Indeed, some of the same justices who seemed to side with Shell Oil's parent company also expressed deep skepticism over the extraterritorial scope of the Alien Tort Statute.

"The first sentence in your brief and the statement of the case is really striking: 'This case was filed by 12 Nigerian Plaintiffs who alleged that Respondents aided and abetted the human rights violations committed against them by the Abacha dictatorship in Nigeria between 1992 and 1995,'" Justice Samuel Alito said to the plaintiffs' lawyer during last week's oral argument. "What business does a case like that have in the courts of the United States?"

That question, though, was not before the justices last week.
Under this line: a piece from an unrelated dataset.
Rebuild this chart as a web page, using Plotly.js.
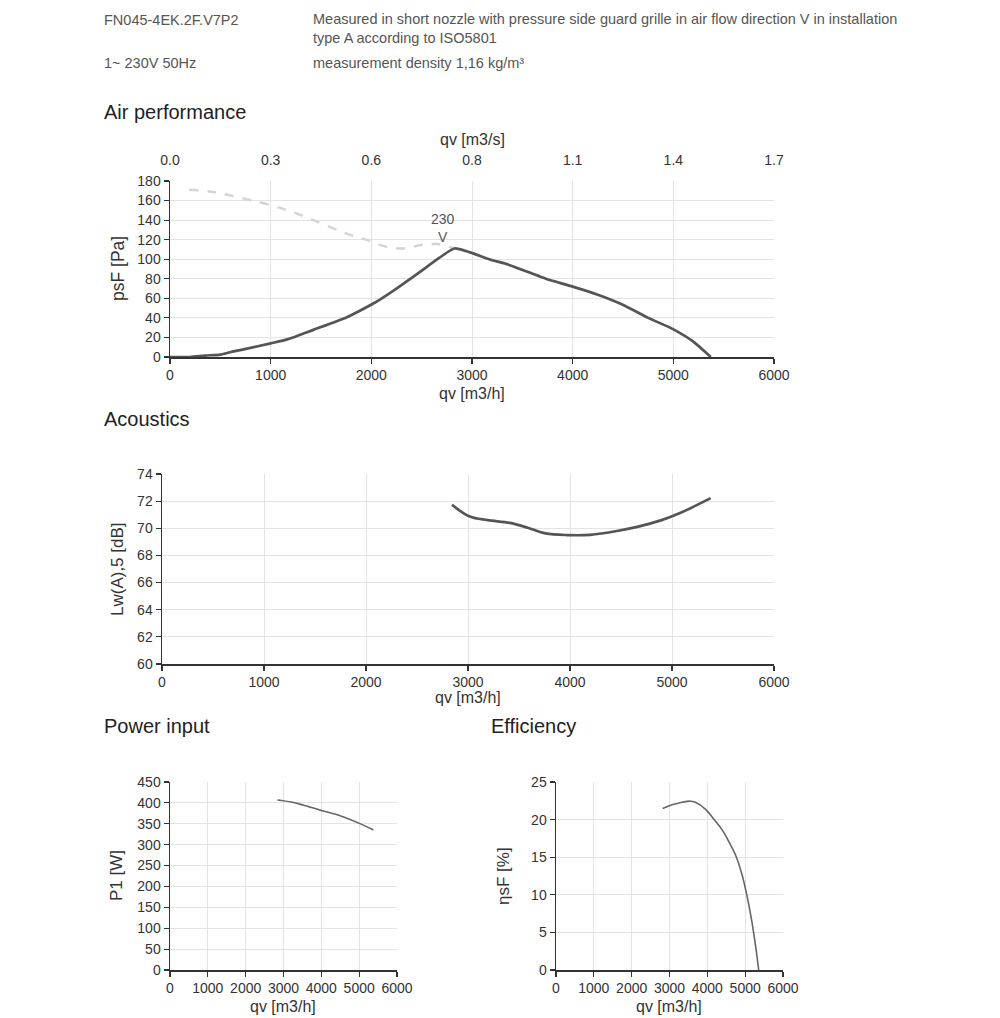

In fact, mining giant Rio Tinto has submitted a petition to the justices in a similar case that asks the Court to take on the extraterritoriality issue.

Kiobel's corporate liability question, thus, created a quandary for the Court: If the justices were to rule for corporate immunity in Kiobel, then they would have to dispose of Rio Tinto on the same grounds -- and that would prevent the Court from taking on the broader question of the law's overseas reach.

Monday's order wriggles the Court out of that pickle while also serving to avert the public relations disaster that a ruling for corporate immunity would foist upon the Court, given its ruling two years ago in Citizens United that determined corporations were persons entitled to the First Amendment right to spend unlimited sums during political campaigns.

"No doubt part of this is the embarrassment of saying that corporations have constitutional rights but have no liabilities under constitutional law," Noah Feldman, a Harvard Law School professor, told HuffPost. "As one might have guessed from the oral argument, the justices want to go all the way to the question of whether the ATS should ever be used as a tool of human rights litigation."

Feldman, an international law expert, noted that the justices "were supposed to have decided that in 2004," when they first weighed in on the Alien Tort Statute to hold that federal courts had the power to hear cases stemming from certain crimes committed abroad, such as torture and genocide. That question is "back on the table," Feldman said, now that the conservative Justice Samuel Alito has replaced the moderate Justice Sandra Day O'Connor.

Briefing will be completed by the end of June. No reargument date has been set. The specific question the justices put to the parties is "[w]hether and under what circumstances the Alien Tort Statute ... allows courts to recognize a cause of action for violations of the law of nations occurring within the territory of a sovereign other than the United States."

Try as they might to avoid the question of corporate personhood in Kiobel's new incarnation, the justices nevertheless will not be able to rid themselves of Citizens United's shadow. As it did in that case, the Court has, by its own volition, greatly expanded the scope of Kiobel to reach what will likely be a far more sweeping decision than originally anticipated.